The move, which goes into effect next year, is meant to address past criticisms of Glass Lewis’s approach to compensation analysis, experts say. Some companies bristled, for example, at the firm’s emphasis on one-year total shareholder returns, a metric which is less meaningful than, say, the five-year total shareholder-return average. Notably, Glass Lewis’s new model directly incorporates the U.S. Securities and Exchange Commission’s pay-versus-performance tables into its methodology. “This is the first time a proxy advisor is specifically using pay-versus-performance disclosures in these calculations,” says Irv Becker, vice chairman in Korn Ferry’s Executive Pay and Governance practice. “Up until now, there hasn’t been much feedback or finger-pointing to pay-versus-performance disclosures.”
Glass Lewis’s revision of its model comes at a time when pay transparency has been garnering attention globally. In the US, a number of state and local governments require companies to disclose salary ranges in job postings; in the EU, new rules on pay transparency will go into effect in 2026.

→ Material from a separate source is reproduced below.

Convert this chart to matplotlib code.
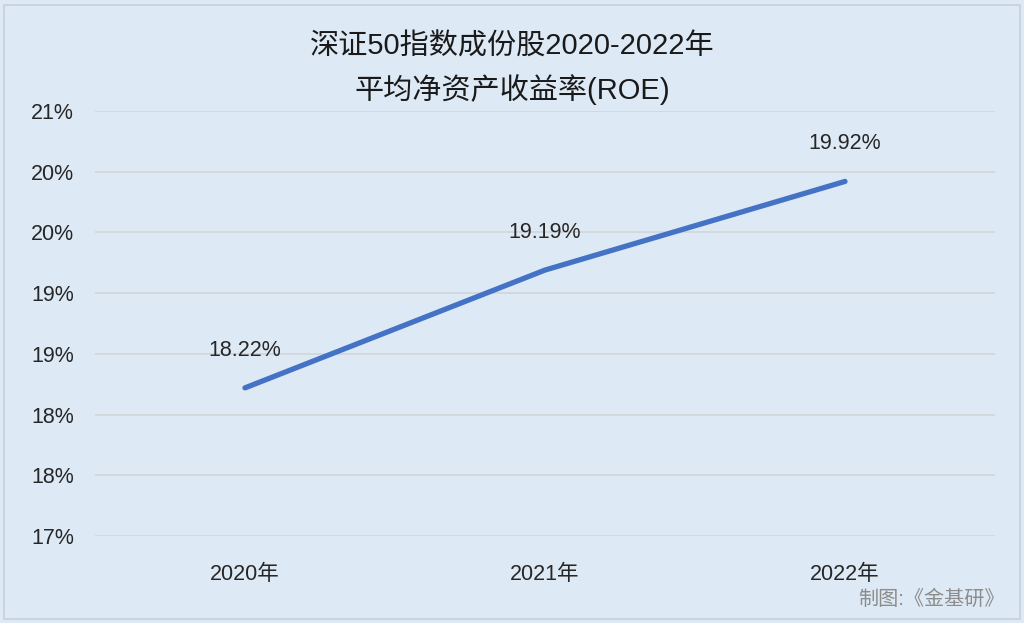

To be sure, the fact that one proxy advisor has taken a new approach to pay-for-performance assessments doesn’t mean compensation committees everywhere have to overhaul their own practices. For one thing, Glass Lewis hasn’t gone into detail about the metrics and calculations it uses to arrive at its scores. “They’re clarifying some of their tests at a high level, but not fully disclosing their approach,” Becker says. Many companies already using best practices—such as increasing the level of disclosure to explain, say, a one-time award—can proceed with business as usual. For firms that may not be as diligent, however, the new methodology could be “a wake-up call,” Becker says.
But experts say the Glass Lewis update could provide more ammunition for investor activism, which already is at all-time highs. That’s because activists often look for proof points that executive pay and performance are out of sync. If firms don’t provide narratives to explain performance or pay issues, proxy advisors may impose their own, which could in turn chip away at investor support—and encourage activists to wage proxy fights, experts say. “If a company is underperforming or activists sense a stock is undervalued, they’ll use any mechanism possible for their case,” says Claudia Pici Morris, co-lead of the Board Succession Practice at Korn Ferry. “So if this is a new mechanism they can use, they likely will.”
In most cases, Glass Lewis’s updating of its compensation-analysis model is a reminder to compensation committees to revisit their disclosure strategies, use consultants or advisors to run predictive tests under proxy-advisor methodologies, and ensure a clear narrative for anything that’s out of the ordinary. “Directors need to stay apprised of how their story is interpreted by external parties, especially proxy-advisor firms,” says Sarah Oliva, a principal in Korn Ferry’s Board Effectiveness practice.